La ciudad de la mediación es la Iglesia, aquella construida para defender los derechos de la ciudad de Dios. Esto implica que corresponde al poder espiritual de la tierra desvelar y llevar a cabo los planos de Dios sobre el mundo. Esos planes de Dios son la Providencia, y la redención es el movimiento represivo de las equivocaciones humanas. Una historia sin mal es la historia de una humanidad dominada completamente por la Iglesia, esa es la imagen de la redención agustiniana, la creación de un instrumento que mediante la corrección impida el pecado, el mal y el mal uso de la libertad.

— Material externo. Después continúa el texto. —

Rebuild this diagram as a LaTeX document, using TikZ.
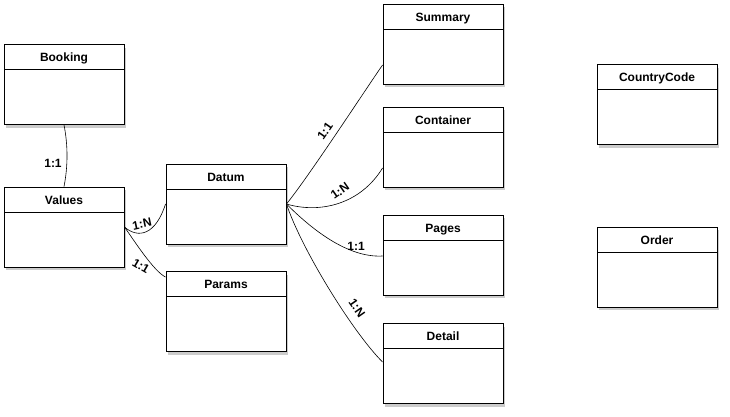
\documentclass[tikz,border=0pt]{standalone}
\usepackage{fontspec}
\setmainfont{Liberation Sans}
\usetikzlibrary{shadows}

\begin{document}
\begin{tikzpicture}[x=1pt,y=-1pt,
    entity/.style={draw,line width=0.9pt,fill=white,minimum width=120pt,minimum height=80pt,
        inner sep=0pt,
        drop shadow={shadow xshift=2pt,shadow yshift=-3pt,opacity=0.4,fill=gray},
        path picture={\draw[line width=0.9pt] ([yshift=-25pt]path picture bounding box.north west)
            -- ([yshift=-25pt]path picture bounding box.north east);}},
    title/.style={anchor=base,yshift=-17.8pt,font=\fontsize{12}{14}\selectfont\bfseries},
    rel/.style={font=\fontsize{12}{14}\selectfont\bfseries,inner sep=0pt},
    link/.style={line width=0.6pt}]
        \useasboundingbox (0,0) rectangle (730,416);

        \node[entity,label={[title]north:Booking}] (booking) at (64,84.5) {};
        \node[entity,label={[title]north:Values}] (values) at (64,227) {};
        \node[entity,label={[title]north:Datum}] (datum) at (226,204) {};
        \node[entity,label={[title]north:Params}] (params) at (226,311.5) {};
        \node[entity,label={[title]north:Summary}] (summary) at (443,44) {};
        \node[entity,label={[title]north:Container}] (container) at (443,147) {};
        \node[entity,label={[title]north:Pages}] (pages) at (443,255) {};
        \node[entity,label={[title]north:Detail}] (detail) at (443,363.5) {};
        \node[entity,label={[title]north:CountryCode}] (countrycode) at (657,104.5) {};
        \node[entity,label={[title]north:Order}] (order) at (657,267) {};

        \draw[link] (booking.south) .. controls +(4,20) and +(4,-20) .. (values.north);
        \draw[link] (values.east) .. controls +(14,12) and +(-10,31) .. (datum.west);
        \draw[link] (values.east) .. controls +(10,14) and +(-12,-6) .. ([yshift=-6pt]params.north west);
        \draw[link] (datum.east) .. controls +(22,-27) and +(-14,20) .. ([yshift=-21pt]summary.west);
        \draw[link] (datum.east) .. controls +(34,10) and +(-22,36) .. ([yshift=-21pt]container.west);
        \draw[link] (datum.east) .. controls +(25,25) and +(-35,2) .. ([yshift=-1pt]pages.west);
        \draw[link] (datum.east) .. controls +(15,45) and +(-30,-30) .. ([yshift=1.5pt]detail.west);

        \node[rel] (r1) at (53,163) {1:1};
        \node[rel,rotate=12] (r2) at (142,224) {1:N};
        \node[rel,rotate=-30] (r3) at (141,266) {1:1};
        \node[rel,rotate=55] (r4) at (325,131) {1:1};
        \node[rel,rotate=35] (r5) at (340,191) {1:N};
        \node[rel] (r6) at (356,246) {1:1};
        \node[rel,rotate=-55] (r7) at (357,308) {1:N};
    \end{tikzpicture}
\end{document}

San Agustín ha creado el pensamiento sobre el que debían edificarse las pretensiones de dominio de la Iglesia sobre la sociedad civil y simultáneamente le ha dado una base teológica en la que el momento de convergencia entre libertad e inteligencia se convierte en un momento de gran dramatismo y fuerza explicativa. San Agustín ha inaugurado la imagen del mundo que va a ser la propia de la Edad Media.